При всём том Тамеичи Хара не играет с моралью и не спекулирует этическими понятиями, он просто излагает факты. Он работает с большим массивом информации, и это позволяет ему аргументированно и внятно критиковать действия высшего командования, в частности Исороку Ямамото, этой священной коровы Японии. Он пишет о том, что адмиралы могли сделать и не сделали, о том, что они могли сделать и сделали, а так же о том, что они не могли сделать и поэтому не сделали, хотя сделать это было необходимо. Он пишет так же о действиях армейского командования, о действиях командиров отдельных кораблей, о поведении внутри экипажей; он анализирует возможности и ошибки — свои и чужие, он задаёт вопросы и ищет на них ответы в документах, в головах уцелевших офицеров, а более всего в собственной голове — и в результате мы получаем складную и вполне годную для анализа картину событий.

Он постоянно обращается к Сунь-Цзи и при каждом удобном случае не забывает добавить, что результат любой войны обеспечивается в первую очередь преобладанием ошибок побеждённого над ошибками победителя — и мы видим массу примеров справедливости этого утверждения.

Он чётко отделяет тактику от стратегии и настаивает на том, что тактические победы вне контекста побед стратегических стоят очень мало и оцениваться должны невысоко, хотя это и не умаляет достоинств исполнителей-тактиков.

При этом он постоянно выдаёт свою оценку — и мы можем на основании всё тех же фактов как соглашаться с этой оценкой, так и оспаривать её, но не можем не признать, что, поскольку сама эта оценка способна стать предметом полемики, постольку же мы имеем доказательство достаточности озвученных Хара данных.
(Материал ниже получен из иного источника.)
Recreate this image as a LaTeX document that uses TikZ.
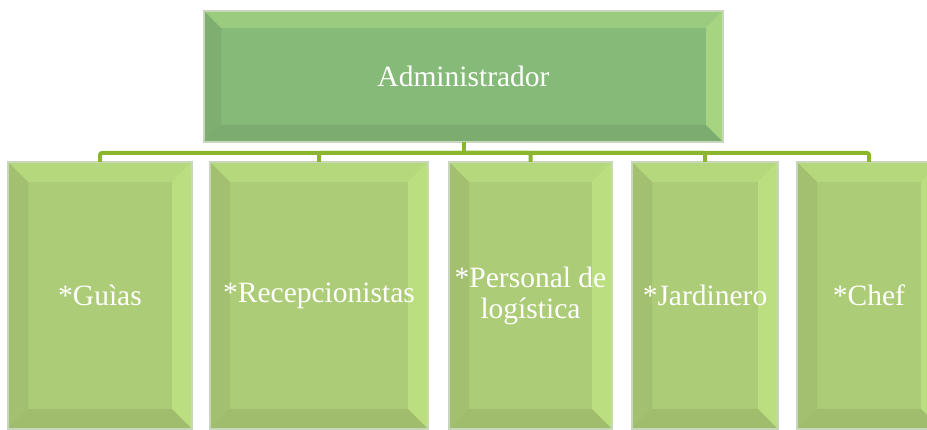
\documentclass[tikz,border=0pt]{standalone}
\usepackage{fontspec}
\setmainfont{Liberation Serif}
\usetikzlibrary{positioning, calc}

\definecolor{topgreen}{RGB}{134,186,120}
\definecolor{boxgreen}{RGB}{173,204,119}
\definecolor{linegreen}{RGB}{140,182,46}
\definecolor{rimgreen}{RGB}{200,214,188}
\definecolor{shinegreen}{RGB}{205,245,140}

\begin{document}
\begin{tikzpicture}[x=1pt, y=1pt,
		bevel/.style={path picture={
				\coordinate (bvSW) at (path picture bounding box.south west);
				\coordinate (bvNE) at (path picture bounding box.north east);
				\coordinate (bvNW) at (path picture bounding box.north west);
				\coordinate (bvSE) at (path picture bounding box.south east);
				\fill[shinegreen, opacity=0.3] (bvNW) -- (bvNE) -- ($(bvNE)+(-#1,-#1)$) -- ($(bvNW)+(#1,-#1)$) -- cycle;
				\fill[black, opacity=0.06] (bvNW) -- ($(bvNW)+(#1,-#1)$) -- ($(bvSW)+(#1,#1)$) -- (bvSW) -- cycle;
				\fill[shinegreen, opacity=0.45] (bvNE) -- ($(bvNE)+(-#1,-#1)$) -- ($(bvSE)+(-#1,#1)$) -- (bvSE) -- cycle;
				\fill[black, opacity=0.07] (bvSW) -- ($(bvSW)+(#1,#1)$) -- ($(bvSE)+(-#1,#1)$) -- (bvSE) -- cycle;
		}},
		headbox/.style={draw=rimgreen, line width=1.5pt, fill=topgreen, bevel=17,
			minimum width=519, minimum height=131, inner sep=0pt, outer sep=0pt,
			text=white, font=\fontsize{29.5}{31}\selectfont},
		staffbox/.style={draw=rimgreen, line width=1.5pt, fill=boxgreen, bevel=20,
			minimum height=267, inner sep=0pt, outer sep=0pt, align=center,
			text=white, font=\fontsize{29.5}{31}\selectfont},
		conn/.style={draw=linegreen, line width=4pt, rounded corners=2pt},
		]
		\useasboundingbox (0,0) rectangle (927,430);
		
		\node[headbox] (admin) at (463.5,353.5) {Administrador};
		
		\node[staffbox, minimum width=184] (guias)  at (100,134.5)   {*Guìas};
		\node[staffbox, minimum width=218] (recep)  at (319,134.5)   {*Recepcionistas};
		\node[staffbox, minimum width=163] (logist) at (530.5,134.5) {*Personal~de\\logística};
		\node[staffbox, minimum width=146] (jardin) at (705,134.5)   {*Jardinero};
		\node[staffbox, minimum width=144] (chef)   at (869,134.5)   {*Chef};
		
		% lineas del organigrama
		\coordinate (bus) at ($(admin.south)+(0,-11)$);
		\draw[conn] (admin.south) -- (bus);
		\foreach \n in {guias, recep, logist, jardin, chef}
		\draw[conn] (bus) -| (\n.north);
		
	\end{tikzpicture}
\end{document}
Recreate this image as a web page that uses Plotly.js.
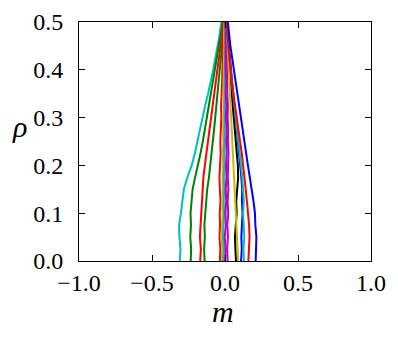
<!DOCTYPE html>
<html>
<head>
<meta charset="utf-8">
<script src="https://cdn.plot.ly/plotly-3.0.1.min.js"></script>
<style>
  html, body { margin: 0; padding: 0; background: #fff; }
  #chart { width: 398px; height: 340px; }
</style>
</head>
<body>
<div id="chart"></div>
<script>
// rho grid shared by every curve
rho = [0, 0.025, 0.05, 0.075, 0.1, 0.125, 0.15, 0.175, 0.2, 0.225, 0.25,
       0.275, 0.3, 0.325, 0.35, 0.375, 0.4, 0.425, 0.45, 0.475, 0.5]

// m(rho), one array per curve
cyan1 = [-0.31,-0.305,-0.312,-0.315,-0.302,-0.292,-0.282,-0.258,-0.228,-0.207,-0.19,-0.172,-0.155,-0.136,-0.116,-0.097,-0.081,-0.066,-0.05,-0.036,-0.025]
green1 = [-0.235,-0.232,-0.238,-0.233,-0.236,-0.228,-0.222,-0.205,-0.185,-0.168,-0.152,-0.138,-0.124,-0.11,-0.095,-0.08,-0.066,-0.052,-0.04,-0.027,-0.015]
red1 = [-0.17,-0.165,-0.172,-0.168,-0.163,-0.16,-0.155,-0.148,-0.138,-0.127,-0.116,-0.105,-0.094,-0.082,-0.071,-0.06,-0.05,-0.04,-0.03,-0.02,-0.01]
green2 = [-0.14,-0.143,-0.138,-0.141,-0.135,-0.13,-0.122,-0.11,-0.1,-0.092,-0.084,-0.075,-0.067,-0.059,-0.051,-0.043,-0.036,-0.028,-0.02,-0.012,-0.005]
red2 = [-0.035,-0.032,-0.038,-0.034,-0.036,-0.031,-0.035,-0.038,-0.034,-0.03,-0.032,-0.028,-0.025,-0.027,-0.022,-0.02,-0.018,-0.015,-0.012,-0.01,-0.008]
yellow1 = [-0.022,-0.018,-0.024,-0.02,-0.016,-0.019,-0.014,-0.017,-0.013,-0.015,-0.011,-0.013,-0.01,-0.012,-0.008,-0.01,-0.007,-0.008,-0.005,-0.006,-0.004]
cyan2 = [-0.012,-0.008,-0.014,-0.01,-0.006,-0.009,-0.005,-0.008,-0.004,-0.006,-0.003,-0.005,-0.002,-0.004,0.0,-0.002,0.001,-0.001,0.002,0.0,0.001]
magenta1 = [0.0,0.004,-0.002,0.006,0.003,0.008,0.005,0.01,0.007,0.011,0.008,0.01,0.006,0.009,0.005,0.008,0.004,0.006,0.003,0.005,0.002]
magenta2 = [0.018,0.015,0.02,0.016,0.022,0.018,0.023,0.019,0.021,0.024,0.02,0.022,0.018,0.02,0.016,0.017,0.013,0.014,0.01,0.011,0.008]
black = [0.075,0.072,0.068,0.074,0.08,0.077,0.085,0.09,0.088,0.08,0.074,0.067,0.06,0.053,0.046,0.039,0.032,0.025,0.018,0.011,0.005]
yellow2 = [0.09,0.086,0.082,0.076,0.07,0.066,0.062,0.058,0.055,0.052,0.05,0.046,0.042,0.038,0.034,0.03,0.026,0.022,0.018,0.014,0.01]
blue1 = [0.11,0.115,0.112,0.118,0.12,0.116,0.118,0.112,0.105,0.097,0.089,0.081,0.073,0.064,0.056,0.048,0.04,0.032,0.024,0.018,0.012]
cyan3 = [0.13,0.126,0.132,0.128,0.124,0.129,0.125,0.118,0.11,0.102,0.093,0.084,0.075,0.065,0.056,0.046,0.037,0.028,0.02,0.012,0.005]
red3 = [0.16,0.163,0.168,0.165,0.16,0.15,0.142,0.134,0.125,0.115,0.103,0.091,0.08,0.068,0.056,0.046,0.038,0.03,0.022,0.015,0.008]
blue2 = [0.21,0.213,0.215,0.208,0.205,0.195,0.185,0.17,0.157,0.145,0.13,0.117,0.105,0.093,0.082,0.07,0.058,0.047,0.037,0.028,0.02]

curves = [cyan1, green1, red1, green2, red2, yellow1, cyan2, magenta1,
          magenta2, black, yellow2, blue1, cyan3, red3, blue2]
colors = ["#00bfbf", "#008000", "#ff0000", "#008000", "#ff0000", "#bfbf00", "#00bfbf", "#bf00bf",
          "#bf00bf", "#000000", "#bfbf00", "#0000ff", "#00bfbf", "#ff0000", "#0000ff"]

function draw() {
    var data = []
    for (var i = 0; i < curves.length; i++) {
        data.push({
            x: curves[i],
            y: rho,
            mode: "lines",
            line: {color: colors[i], width: 2},
            hoverinfo: "skip"
        })
    }

    var fam = "'Liberation Serif', serif"
    var axis = {
        showline: true, linecolor: "#000", linewidth: 1, mirror: "ticks",
        ticks: "inside", ticklen: 6, tickwidth: 1, tickcolor: "#000",
        showgrid: false, zeroline: false, tickformat: ".1f",
        tickfont: {family: fam, size: 24}
    }

    var layout = {
        width: 398, height: 340,
        margin: {l: 79, r: 27, t: 22, b: 79},
        showlegend: false,
        font: {family: fam, color: "#000"},
        paper_bgcolor: "#fff", plot_bgcolor: "#fff",
        xaxis: Object.assign({}, axis, {range: [-1, 1], tickvals: [-1, -0.5, 0, 0.5, 1],
                                        ticklabelstandoff: 0}),
        yaxis: Object.assign({}, axis, {range: [0, 0.5], tickvals: [0, 0.1, 0.2, 0.3, 0.4, 0.5],
                                        ticklabelstandoff: 10}),
        annotations: [
            {text: "<i>m</i>", xref: "paper", yref: "paper", x: 0.493, y: -0.213,
             xanchor: "center", yanchor: "middle", showarrow: false,
             font: {family: fam, size: 30}},
            {text: "<i>ρ</i>", xref: "paper", yref: "paper", x: -0.205, y: 0.562,
             xanchor: "center", yanchor: "middle", showarrow: false,
             font: {family: fam, size: 30}}
        ]
    }

    Plotly.newPlot("chart", data, layout, {displayModeBar: false, staticPlot: true})
}

// make sure the serif face is ready before Plotly measures text
if (document.fonts && document.fonts.load) {
    Promise.all([
        document.fonts.load('24px "Liberation Serif"'),
        document.fonts.load('italic 30px "Liberation Serif"')
    ]).then(draw, draw)
} else {
    draw()
}
</script>
</body>
</html>
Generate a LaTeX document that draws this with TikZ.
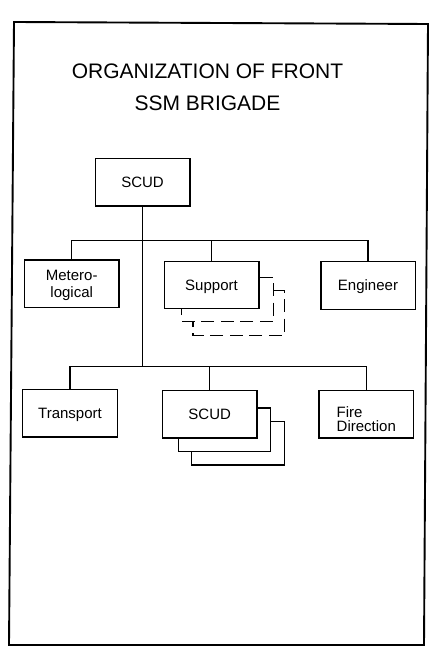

Так, например, сложно оспаривать его суждение о том, что адмирал Танака был одним из самых способных командиров Объединённого флота, поскольку мы знаем, как действовал адмирал Танака в самом начале войны, когда опрометчиво не начал бомбардировку побережья в месте высадки десанта, и чуть позже, когда, безошибочно действуя в невыгодной тактической обстановке, нанёс соединению американцев существенный урон, и видим поэтому его несомненный прогресс и высокий потенциал как флотоводца и как ответственного лица.

От динамики повествования захватывает дух, и это вполне соответствует лучшим традициям мемуарной военной литературы: когда о войне вспоминает человек, принимавший непосредственное участие в боевых операциях, книга оказывается, с одной стороны, полна действия, а с другой — избавлена от бремени самокопания и прочих соплей. За ребят с «Амацукадзэ», «Сигуре» и «Яхаги» переживаешь так, словно все они — твои родные братья или как минимум дорогие друзья. Мысль о том, что это американцы, а не японцы были нашими союзниками в той войне, промелькнув где-то на краю сознания, вызывает оторопь и гонится поганой метлой вон. Мне нечего делить с тем, кто шестьдесят лет назад на честном слове и ручном управлении собирался таранить противника собственным эсминцем, и уж тем более не в чем его винить.

Спасибо издательству «Облик» и переводчику И. Бунич за то, что успели выпустить на русском языке прекрасную книгу, которая сегодня, к сожалению, не имеет никаких шансов на переиздание. Так же очередное спасибо сайту «Военная литература».